What Does a Biblical Worldview of Gender Roles Look Like?

Men and women are different. What a surprise. It is actually cool how men and women are built differently. They see differently (because of minor variances in the eye, men see distance and speeds better while women see textures and colors). They react differently. In a stressful situation, a man’s body tenses up, readying for a fight or flight. A woman’s shuts down in the urge to hide.

Let me be clear, men and women are equal before God and as human beings. One is not better than the other. No soul is of greater or lesser worth. Yet, men and women are different. They are designed for specific tasks and biblically assigned distinct roles.

The man is to be the protector. The provider. He is to head the family, preach, and be a leader in general. He goes to war to defend what is behind him.

Women are to assist the men. They help advance the mission of their husband or father. They also guard the home and raise up the next generation.

It is when a woman attempts to take over the role of a man (such as claiming leadership, marching to war, or getting a job to earn extra money), especially when capable men are present, that an unbiblical brand of feminism can slip into stories.

Must All My Female Characters Conform to This Pattern?

Quite simply, no. Not at all. For instance, Eowyn in Lord of the Rings is a fascinating character. At the beginning of the story, she is hard and cold. Though she may not be purely feministic (most characters probably won’t be), she does disguise herself as a man and ride for war, longing to be able to act as any other man. But at the end of the book she softens, realizing and accepting her own place with happiness.
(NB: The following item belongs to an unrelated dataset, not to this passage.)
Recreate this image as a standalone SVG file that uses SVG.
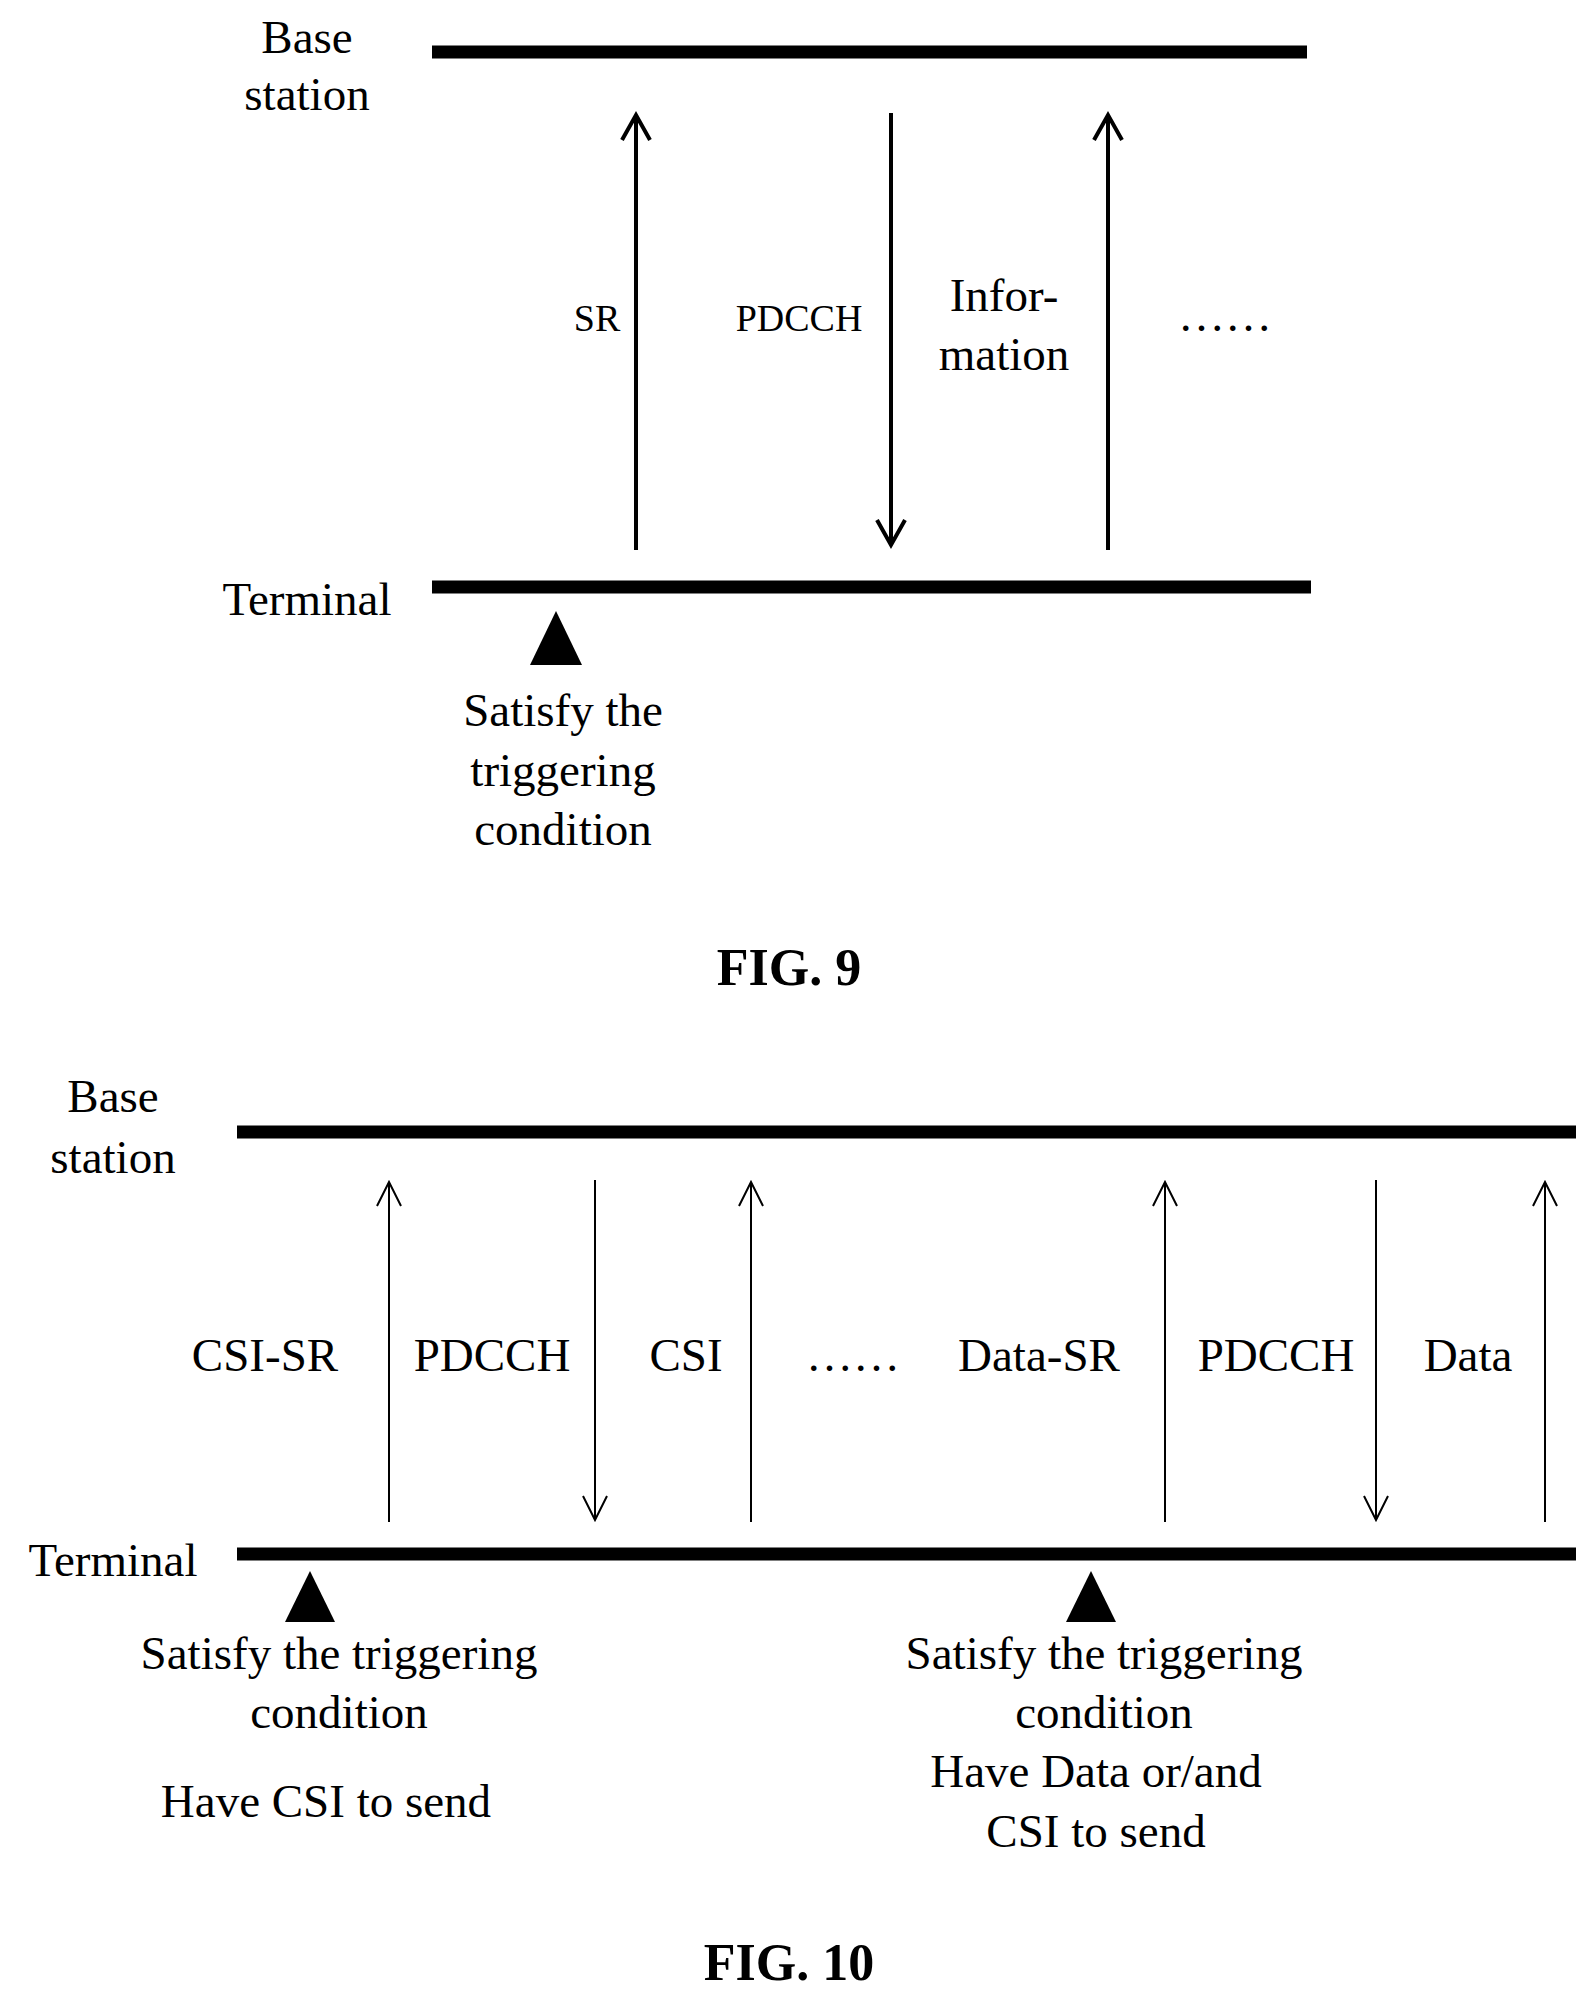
<svg xmlns="http://www.w3.org/2000/svg" width="1592" height="1999" viewBox="0 0 1592 1999">
<style>
text{font-family:"Liberation Serif",serif;font-size:47px;fill:#000;text-anchor:middle}
.fig{font-weight:bold;font-size:52px}
.bar{stroke:#000;stroke-width:13}
.thick{stroke:#000;stroke-width:4;fill:none}
.thin{stroke:#000;stroke-width:2;fill:none}
</style>
<rect width="1592" height="1999" fill="#fff"/>
<g id="fig9">
<g id="bs9"><line class="bar" x1="432" y1="52" x2="1307" y2="52"/><text x="307" y="53">Base</text><text x="307" y="110">station</text></g>
<g id="term9"><line class="bar" x1="432" y1="587" x2="1311" y2="587"/><text x="307" y="615">Terminal</text></g>
<g id="trig9"><polygon points="556,611 530,665 582,665"/><text x="563" y="726">Satisfy the</text><text x="563" y="786">triggering</text><text x="563" y="845">condition</text></g>
<g id="conn9">
<path class="thick" d="M636 550V115M622 140L636 115L650 140"/>
<path class="thick" d="M891 113V545M877 520L891 545L905 520"/>
<path class="thick" d="M1108 550V115M1094 140L1108 115L1122 140"/>
</g>
<text x="597" y="331" style="font-size:38px">SR</text>
<text x="799" y="331" style="font-size:38px">PDCCH</text>
<text x="1004" y="311">Infor-</text>
<text x="1004" y="370">mation</text>
<text x="1225" y="331">……</text>
<text class="fig" x="789" y="985">FIG. 9</text>
</g>
<g id="fig10">
<g id="bs10"><line class="bar" x1="237" y1="1132" x2="1576" y2="1132"/><text x="113" y="1112">Base</text><text x="113" y="1173">station</text></g>
<g id="term10"><line class="bar" x1="237" y1="1554" x2="1576" y2="1554"/><text x="113" y="1576">Terminal</text></g>
<g id="trig10a"><polygon points="310,1571 285,1622 335,1622"/><text x="339" y="1669">Satisfy the triggering</text><text x="339" y="1728">condition</text><text x="326" y="1817">Have CSI to send</text></g>
<g id="trig10b"><polygon points="1091,1571 1066,1622 1116,1622"/><text x="1104" y="1669">Satisfy the triggering</text><text x="1104" y="1728">condition</text><text x="1096" y="1787">Have Data or/and</text><text x="1096" y="1847">CSI to send</text></g>
<g id="conn10">
<path class="thin" d="M389 1522V1182M377 1206L389 1182L401 1206"/>
<path class="thin" d="M595 1180V1520M583 1496L595 1520L607 1496"/>
<path class="thin" d="M751 1522V1182M739 1206L751 1182L763 1206"/>
<path class="thin" d="M1165 1522V1182M1153 1206L1165 1182L1177 1206"/>
<path class="thin" d="M1376 1180V1520M1364 1496L1376 1520L1388 1496"/>
<path class="thin" d="M1545 1522V1182M1533 1206L1545 1182L1557 1206"/>
</g>
<text x="265" y="1371">CSI-SR</text>
<text x="492" y="1371">PDCCH</text>
<text x="686" y="1371">CSI</text>
<text x="853" y="1371">……</text>
<text x="1039" y="1371">Data-SR</text>
<text x="1276" y="1371">PDCCH</text>
<text x="1468" y="1371">Data</text>
<text class="fig" x="789" y="1980">FIG. 10</text>
</g>
</svg>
Characters in a book are not faultless. It would be boring if they were. Each of your characters has his or her own set of flaws. When writing these flaws, a character’s feministic tendencies should be handled like any other problem: the character struggles with her flaws and learns how to overcome them. An antagonist delves deeper into his flaws as a contrast against the light. Some characters continue believing the lies they have been taught while others eventually embrace the truth. The portrayal should be the same whether the flaw is anger, pride, or feminism.

A female protagonist may discover that feminism is false and disavow it over the course of your book. Or a character may remain steeped in feminism, acting as a contrasting foil. She may grow or fall deeper. There is nothing wrong with having feminism in your story as long as you demonstrate how it defies biblical womanhood and what the consequences are.

What about Female Characters in Extraordinary Circumstances?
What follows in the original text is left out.